* [Request]:
Report each line of the data that includes the word "this".

-- Start of Raw records --

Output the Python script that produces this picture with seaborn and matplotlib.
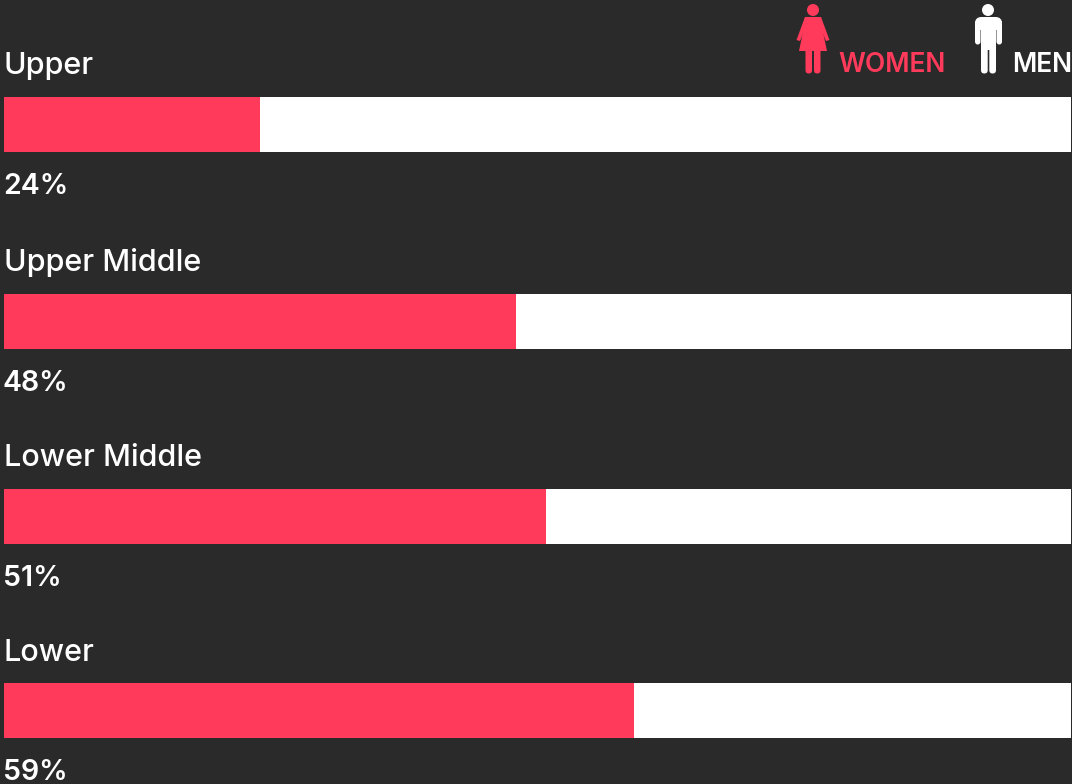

-- End of Raw records --
-- Start of Raw records --

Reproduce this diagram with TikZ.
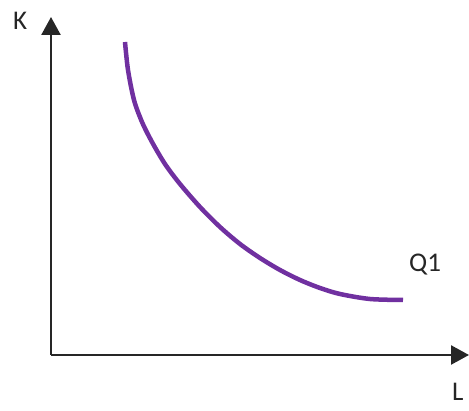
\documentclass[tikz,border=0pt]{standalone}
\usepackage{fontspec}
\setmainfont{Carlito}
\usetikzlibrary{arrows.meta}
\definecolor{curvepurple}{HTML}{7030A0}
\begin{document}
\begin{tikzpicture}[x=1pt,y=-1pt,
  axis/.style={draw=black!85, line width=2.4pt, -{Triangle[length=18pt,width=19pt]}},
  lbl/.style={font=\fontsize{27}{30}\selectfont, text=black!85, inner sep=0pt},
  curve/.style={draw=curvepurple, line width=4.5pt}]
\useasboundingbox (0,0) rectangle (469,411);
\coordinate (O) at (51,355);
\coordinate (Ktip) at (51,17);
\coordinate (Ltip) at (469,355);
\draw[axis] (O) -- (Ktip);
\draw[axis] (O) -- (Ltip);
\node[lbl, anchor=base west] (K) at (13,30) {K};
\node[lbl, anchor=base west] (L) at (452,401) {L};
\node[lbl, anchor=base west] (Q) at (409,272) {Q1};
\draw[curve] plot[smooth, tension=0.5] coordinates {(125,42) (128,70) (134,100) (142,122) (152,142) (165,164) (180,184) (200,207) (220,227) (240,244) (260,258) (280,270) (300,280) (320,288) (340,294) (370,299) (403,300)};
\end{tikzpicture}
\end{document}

-- End of Raw records --
-- Start of Raw records --

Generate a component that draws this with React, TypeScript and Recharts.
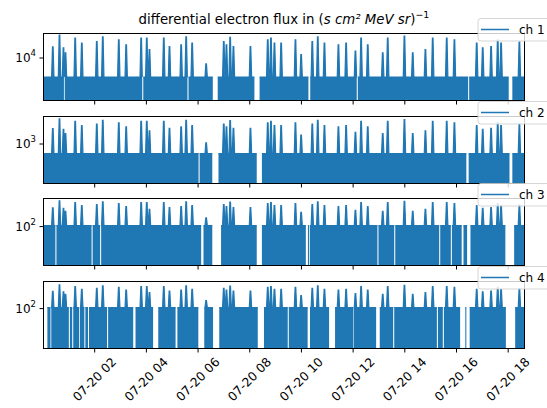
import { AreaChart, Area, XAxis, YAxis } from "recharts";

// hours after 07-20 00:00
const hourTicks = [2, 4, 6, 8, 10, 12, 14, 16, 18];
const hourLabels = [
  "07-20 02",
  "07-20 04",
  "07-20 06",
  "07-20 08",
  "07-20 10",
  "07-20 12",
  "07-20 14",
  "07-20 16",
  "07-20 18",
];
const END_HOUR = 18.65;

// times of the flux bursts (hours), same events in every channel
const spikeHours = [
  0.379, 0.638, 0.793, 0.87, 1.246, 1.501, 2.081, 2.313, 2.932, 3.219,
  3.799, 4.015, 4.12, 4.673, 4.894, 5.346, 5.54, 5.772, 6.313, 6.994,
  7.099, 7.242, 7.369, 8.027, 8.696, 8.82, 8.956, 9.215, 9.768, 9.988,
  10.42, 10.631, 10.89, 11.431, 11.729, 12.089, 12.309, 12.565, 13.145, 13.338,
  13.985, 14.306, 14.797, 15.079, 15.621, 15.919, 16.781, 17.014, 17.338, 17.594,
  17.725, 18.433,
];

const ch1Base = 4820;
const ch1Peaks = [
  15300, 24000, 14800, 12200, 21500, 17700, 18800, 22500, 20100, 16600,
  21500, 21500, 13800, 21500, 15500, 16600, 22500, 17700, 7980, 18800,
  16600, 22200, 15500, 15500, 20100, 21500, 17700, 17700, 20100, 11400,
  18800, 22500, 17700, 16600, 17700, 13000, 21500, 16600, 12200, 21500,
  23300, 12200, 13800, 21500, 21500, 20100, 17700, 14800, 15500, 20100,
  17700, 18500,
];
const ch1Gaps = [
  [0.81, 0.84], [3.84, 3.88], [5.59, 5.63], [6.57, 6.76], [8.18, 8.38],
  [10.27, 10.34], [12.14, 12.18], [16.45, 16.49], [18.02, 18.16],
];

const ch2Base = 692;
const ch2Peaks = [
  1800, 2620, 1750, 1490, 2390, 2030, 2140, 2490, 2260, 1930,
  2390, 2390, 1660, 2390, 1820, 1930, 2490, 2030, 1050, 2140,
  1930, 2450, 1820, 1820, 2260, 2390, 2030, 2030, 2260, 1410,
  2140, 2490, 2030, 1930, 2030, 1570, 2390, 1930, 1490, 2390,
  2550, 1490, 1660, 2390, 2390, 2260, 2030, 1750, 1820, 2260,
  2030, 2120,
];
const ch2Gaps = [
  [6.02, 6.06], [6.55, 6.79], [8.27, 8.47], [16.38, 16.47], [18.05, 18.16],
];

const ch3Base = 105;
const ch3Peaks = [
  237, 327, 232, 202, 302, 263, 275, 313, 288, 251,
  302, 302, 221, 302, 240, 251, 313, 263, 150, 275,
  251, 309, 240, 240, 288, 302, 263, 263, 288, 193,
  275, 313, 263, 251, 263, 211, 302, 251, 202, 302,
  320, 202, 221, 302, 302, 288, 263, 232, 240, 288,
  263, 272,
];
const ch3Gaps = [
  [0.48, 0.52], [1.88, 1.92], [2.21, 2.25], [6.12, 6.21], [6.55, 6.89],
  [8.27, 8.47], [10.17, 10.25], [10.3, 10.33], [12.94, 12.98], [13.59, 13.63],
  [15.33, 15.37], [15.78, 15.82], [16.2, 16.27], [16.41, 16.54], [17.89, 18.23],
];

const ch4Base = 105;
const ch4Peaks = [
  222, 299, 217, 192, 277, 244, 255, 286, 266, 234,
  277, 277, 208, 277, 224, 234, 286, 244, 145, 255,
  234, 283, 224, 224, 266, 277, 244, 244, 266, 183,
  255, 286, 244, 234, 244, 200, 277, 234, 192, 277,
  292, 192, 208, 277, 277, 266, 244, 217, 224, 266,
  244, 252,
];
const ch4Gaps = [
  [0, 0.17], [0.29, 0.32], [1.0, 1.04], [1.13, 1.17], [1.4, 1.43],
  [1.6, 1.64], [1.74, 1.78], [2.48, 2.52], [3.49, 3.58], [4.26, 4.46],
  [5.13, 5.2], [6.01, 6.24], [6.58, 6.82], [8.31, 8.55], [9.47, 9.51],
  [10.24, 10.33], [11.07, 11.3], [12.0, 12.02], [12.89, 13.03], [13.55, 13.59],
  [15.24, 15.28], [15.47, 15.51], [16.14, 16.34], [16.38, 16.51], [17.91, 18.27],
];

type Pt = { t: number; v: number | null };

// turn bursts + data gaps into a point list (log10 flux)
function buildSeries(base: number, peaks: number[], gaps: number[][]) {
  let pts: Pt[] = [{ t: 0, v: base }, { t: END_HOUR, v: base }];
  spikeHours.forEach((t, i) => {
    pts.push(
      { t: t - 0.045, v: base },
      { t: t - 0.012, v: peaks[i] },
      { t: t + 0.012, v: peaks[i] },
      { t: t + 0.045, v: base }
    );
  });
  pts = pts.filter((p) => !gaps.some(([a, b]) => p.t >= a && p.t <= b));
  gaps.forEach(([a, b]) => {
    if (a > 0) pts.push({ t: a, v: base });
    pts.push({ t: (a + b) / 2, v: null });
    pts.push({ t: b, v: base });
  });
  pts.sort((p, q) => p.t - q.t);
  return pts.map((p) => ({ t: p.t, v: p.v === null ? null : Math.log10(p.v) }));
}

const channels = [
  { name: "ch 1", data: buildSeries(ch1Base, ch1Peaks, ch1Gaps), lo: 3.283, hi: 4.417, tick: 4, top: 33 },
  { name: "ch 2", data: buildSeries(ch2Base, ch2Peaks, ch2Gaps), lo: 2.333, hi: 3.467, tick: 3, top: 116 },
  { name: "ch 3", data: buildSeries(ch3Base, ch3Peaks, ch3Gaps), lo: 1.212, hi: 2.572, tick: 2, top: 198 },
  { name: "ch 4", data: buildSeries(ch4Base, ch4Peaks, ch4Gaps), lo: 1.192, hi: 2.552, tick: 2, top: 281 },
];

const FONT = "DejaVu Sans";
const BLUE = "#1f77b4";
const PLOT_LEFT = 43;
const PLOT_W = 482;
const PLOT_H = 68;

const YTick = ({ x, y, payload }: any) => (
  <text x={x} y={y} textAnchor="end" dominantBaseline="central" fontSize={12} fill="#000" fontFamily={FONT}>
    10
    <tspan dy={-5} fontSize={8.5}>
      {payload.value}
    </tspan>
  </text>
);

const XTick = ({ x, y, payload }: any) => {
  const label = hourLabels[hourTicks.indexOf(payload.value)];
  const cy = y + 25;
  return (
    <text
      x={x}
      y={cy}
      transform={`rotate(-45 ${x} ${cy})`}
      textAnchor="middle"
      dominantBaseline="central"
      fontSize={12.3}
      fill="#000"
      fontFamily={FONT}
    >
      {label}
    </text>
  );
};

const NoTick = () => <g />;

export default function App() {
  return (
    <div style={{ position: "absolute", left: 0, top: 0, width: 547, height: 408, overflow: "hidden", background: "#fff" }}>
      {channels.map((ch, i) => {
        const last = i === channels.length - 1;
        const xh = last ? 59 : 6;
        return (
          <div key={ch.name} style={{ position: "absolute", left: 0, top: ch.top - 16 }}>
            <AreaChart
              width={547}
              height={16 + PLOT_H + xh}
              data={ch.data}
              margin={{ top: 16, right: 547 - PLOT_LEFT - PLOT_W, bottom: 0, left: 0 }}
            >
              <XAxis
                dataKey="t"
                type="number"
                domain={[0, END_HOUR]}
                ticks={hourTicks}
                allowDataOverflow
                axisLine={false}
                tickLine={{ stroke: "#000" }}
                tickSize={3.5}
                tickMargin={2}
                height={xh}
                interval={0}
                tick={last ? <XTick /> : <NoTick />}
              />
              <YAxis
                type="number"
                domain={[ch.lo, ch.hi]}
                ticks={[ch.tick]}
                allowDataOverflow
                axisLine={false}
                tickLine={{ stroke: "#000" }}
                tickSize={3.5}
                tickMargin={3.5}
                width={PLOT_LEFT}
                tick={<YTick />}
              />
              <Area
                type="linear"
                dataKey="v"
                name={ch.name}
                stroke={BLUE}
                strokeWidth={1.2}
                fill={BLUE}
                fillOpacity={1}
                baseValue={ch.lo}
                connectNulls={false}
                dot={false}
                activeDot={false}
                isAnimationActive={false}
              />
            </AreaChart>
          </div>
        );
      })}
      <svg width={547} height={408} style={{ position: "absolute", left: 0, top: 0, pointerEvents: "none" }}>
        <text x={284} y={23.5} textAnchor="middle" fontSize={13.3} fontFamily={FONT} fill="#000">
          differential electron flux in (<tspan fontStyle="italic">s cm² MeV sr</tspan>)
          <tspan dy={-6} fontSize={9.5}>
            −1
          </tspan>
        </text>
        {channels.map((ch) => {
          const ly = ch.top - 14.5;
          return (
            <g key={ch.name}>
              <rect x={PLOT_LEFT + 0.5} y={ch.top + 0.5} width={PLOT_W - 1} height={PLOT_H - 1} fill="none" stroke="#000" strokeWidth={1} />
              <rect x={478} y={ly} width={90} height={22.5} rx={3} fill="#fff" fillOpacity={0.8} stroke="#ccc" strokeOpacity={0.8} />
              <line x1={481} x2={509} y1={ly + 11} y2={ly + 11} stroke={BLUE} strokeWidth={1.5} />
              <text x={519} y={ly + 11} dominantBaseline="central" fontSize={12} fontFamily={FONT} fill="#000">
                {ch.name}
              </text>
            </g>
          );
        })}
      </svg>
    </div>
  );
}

-- End of Raw records --

* [Response]:
Output the Python script that produces this picture with seaborn and matplotlib.
Reproduce this diagram with TikZ.
Generate a component that draws this with React, TypeScript and Recharts.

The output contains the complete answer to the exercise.